The decision came after the Student Advisory Committee to the Chancellor brought up the lack of linguistic diversity in departments of the University, comparing it to other higher education institutions across the nation.
SACC presented the issue last fall to the administration. When a counselor position opened up in the Office of Scholarships and Financial Aid at the beginning of the spring semester, the committee was told Spanish fluency would be a requirement.
“I was so excited when we found out,” said Alec Di Ruzza, a senior and chairperson of the committee. “If there’s anything that we’ve accomplished through SACC, this is it. It meant a lot to some of the members in the committee.”
SACC, comprised of 13 to 15 undergraduate and graduate students, meets with the Chancellor Carol Folt and other administrators every month for an hour.
“It really does provide an awesome opportunity to bring issues to the chancellor’s attention that she might not be aware of,” Di Ruzza said. “Sometimes it’s just a matter of asking because they’re very simple things.”
Senior Gerardo Alvarado is pleased the University is taking this step. His parents are immigrants from Mexico and don’t speak English.
“When I was a freshman, I was looking for a lot of resources and a lot of information to understand better how financial aid worked, but I wasn’t sure on how to get the information to my parents,” he said. “So I’m excited for the incoming class who is going to have this resource.”

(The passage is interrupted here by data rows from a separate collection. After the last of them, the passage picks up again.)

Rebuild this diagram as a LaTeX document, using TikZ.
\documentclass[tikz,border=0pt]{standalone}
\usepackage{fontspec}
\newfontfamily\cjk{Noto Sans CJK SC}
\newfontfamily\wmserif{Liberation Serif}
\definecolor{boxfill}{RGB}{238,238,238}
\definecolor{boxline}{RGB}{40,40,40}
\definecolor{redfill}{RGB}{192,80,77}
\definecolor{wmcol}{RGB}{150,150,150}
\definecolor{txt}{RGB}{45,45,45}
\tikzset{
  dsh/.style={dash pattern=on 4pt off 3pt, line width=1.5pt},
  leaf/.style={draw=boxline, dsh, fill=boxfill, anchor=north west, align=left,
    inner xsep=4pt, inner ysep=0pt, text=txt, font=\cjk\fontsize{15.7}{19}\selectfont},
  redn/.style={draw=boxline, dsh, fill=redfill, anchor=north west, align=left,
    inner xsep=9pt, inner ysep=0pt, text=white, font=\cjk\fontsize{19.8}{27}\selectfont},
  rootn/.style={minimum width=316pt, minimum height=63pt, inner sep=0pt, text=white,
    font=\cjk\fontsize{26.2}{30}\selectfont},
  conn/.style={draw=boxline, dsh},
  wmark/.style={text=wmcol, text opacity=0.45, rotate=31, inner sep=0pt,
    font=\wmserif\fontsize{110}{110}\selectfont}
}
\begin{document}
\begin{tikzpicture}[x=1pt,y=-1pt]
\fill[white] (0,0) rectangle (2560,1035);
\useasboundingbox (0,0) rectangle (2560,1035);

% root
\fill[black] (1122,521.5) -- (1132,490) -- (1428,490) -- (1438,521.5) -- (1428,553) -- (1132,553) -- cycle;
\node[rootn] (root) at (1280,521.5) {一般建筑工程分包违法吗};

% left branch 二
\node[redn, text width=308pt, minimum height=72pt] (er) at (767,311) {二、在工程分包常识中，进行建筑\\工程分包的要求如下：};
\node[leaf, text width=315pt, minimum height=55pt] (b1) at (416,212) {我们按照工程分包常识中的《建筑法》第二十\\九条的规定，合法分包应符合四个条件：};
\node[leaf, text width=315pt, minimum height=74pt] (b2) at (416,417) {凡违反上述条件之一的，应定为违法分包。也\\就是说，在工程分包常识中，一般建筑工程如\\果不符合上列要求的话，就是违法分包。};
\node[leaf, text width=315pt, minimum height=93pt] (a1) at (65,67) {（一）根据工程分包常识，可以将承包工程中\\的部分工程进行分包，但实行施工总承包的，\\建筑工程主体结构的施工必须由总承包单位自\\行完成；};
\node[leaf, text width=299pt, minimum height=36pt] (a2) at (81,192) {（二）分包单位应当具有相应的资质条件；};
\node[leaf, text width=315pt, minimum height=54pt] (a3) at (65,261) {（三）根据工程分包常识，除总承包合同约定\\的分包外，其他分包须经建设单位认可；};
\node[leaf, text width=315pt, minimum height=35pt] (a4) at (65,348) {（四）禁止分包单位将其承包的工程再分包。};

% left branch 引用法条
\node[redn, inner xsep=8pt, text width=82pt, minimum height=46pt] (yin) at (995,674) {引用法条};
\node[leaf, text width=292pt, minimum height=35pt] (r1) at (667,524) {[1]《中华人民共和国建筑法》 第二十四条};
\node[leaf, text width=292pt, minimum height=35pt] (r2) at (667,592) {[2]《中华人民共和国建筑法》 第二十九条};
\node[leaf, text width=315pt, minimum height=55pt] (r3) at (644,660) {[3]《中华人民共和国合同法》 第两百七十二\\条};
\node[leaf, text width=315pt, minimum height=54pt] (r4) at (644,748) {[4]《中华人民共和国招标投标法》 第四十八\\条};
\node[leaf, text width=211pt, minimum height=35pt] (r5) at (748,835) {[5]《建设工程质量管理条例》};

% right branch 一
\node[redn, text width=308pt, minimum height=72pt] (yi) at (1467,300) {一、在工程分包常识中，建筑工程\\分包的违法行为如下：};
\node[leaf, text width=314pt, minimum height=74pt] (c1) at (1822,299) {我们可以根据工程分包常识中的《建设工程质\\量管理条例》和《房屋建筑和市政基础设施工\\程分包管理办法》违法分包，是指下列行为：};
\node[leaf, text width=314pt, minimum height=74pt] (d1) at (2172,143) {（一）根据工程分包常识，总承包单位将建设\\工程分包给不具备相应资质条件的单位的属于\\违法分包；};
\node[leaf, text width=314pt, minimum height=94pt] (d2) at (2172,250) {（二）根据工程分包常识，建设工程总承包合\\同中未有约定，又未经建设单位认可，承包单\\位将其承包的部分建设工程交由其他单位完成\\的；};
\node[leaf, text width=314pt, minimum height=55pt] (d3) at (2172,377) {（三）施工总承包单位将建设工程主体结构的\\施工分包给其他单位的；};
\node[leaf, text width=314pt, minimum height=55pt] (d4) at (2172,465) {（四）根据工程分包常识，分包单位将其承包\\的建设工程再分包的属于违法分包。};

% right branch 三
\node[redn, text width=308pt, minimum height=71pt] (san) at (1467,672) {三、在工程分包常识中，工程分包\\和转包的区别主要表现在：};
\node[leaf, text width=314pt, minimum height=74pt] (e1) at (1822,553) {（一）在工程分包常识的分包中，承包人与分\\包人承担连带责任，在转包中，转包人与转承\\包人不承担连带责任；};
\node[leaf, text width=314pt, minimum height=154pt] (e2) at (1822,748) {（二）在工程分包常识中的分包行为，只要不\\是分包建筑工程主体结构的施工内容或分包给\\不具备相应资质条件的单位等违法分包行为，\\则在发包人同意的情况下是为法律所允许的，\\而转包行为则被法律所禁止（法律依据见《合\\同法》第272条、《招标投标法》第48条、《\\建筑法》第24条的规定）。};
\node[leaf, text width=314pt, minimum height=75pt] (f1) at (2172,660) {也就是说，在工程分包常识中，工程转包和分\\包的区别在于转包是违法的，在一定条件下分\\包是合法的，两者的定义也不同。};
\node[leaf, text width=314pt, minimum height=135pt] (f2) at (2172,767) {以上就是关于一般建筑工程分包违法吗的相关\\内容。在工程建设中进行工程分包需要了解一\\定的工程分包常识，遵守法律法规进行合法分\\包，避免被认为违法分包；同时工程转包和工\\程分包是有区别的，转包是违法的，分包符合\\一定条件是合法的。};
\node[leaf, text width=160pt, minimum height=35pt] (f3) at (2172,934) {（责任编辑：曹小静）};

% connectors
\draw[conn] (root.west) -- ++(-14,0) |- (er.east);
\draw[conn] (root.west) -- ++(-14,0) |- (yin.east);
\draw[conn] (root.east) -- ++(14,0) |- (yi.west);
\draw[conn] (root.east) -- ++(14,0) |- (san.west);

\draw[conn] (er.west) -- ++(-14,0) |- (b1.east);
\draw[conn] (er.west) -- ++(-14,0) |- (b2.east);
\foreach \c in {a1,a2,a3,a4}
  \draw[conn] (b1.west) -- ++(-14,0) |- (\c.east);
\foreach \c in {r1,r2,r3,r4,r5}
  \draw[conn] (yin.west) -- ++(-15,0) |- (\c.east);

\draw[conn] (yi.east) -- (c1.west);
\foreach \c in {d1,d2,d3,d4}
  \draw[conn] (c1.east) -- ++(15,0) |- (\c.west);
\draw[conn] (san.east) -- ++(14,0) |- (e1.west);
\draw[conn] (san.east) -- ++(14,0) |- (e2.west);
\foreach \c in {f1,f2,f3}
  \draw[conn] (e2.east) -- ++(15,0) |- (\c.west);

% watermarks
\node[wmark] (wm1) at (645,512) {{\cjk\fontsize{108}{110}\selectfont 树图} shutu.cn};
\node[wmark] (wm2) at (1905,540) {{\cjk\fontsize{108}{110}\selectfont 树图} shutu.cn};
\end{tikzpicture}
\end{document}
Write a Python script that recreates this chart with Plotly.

According to the job posting, the position opened on Jan. 23, and applications are now closed. Johnson said they’re reviewing the applications and conducting interviews.
The bilingual counselor will also be in charge of the content of flyers and other financial aid material. In addition, they will lead presentations in schools with a high concentration of Hispanics.
Because of state regulation, the pay salary for the position oscillates between $37,000 and $42,000 — the same pay range of counselors who exclusively speak English.
“It may be possible that we offer at the higher end of the standard range,” Johnson said. “But that’s the way state hiring works. We don’t get much control over pay ranges.”
He noted The Office of Scholarship and Financial Aid is aware of the need for linguistic diversity.
“We certainly have a lot of immigrant parents,” he said. “Unfortunately, it’s very hard to hire for certain positions. It’d be extremely difficult to hire someone who is fluent in Arabic with two years of financial aid experience, for example.”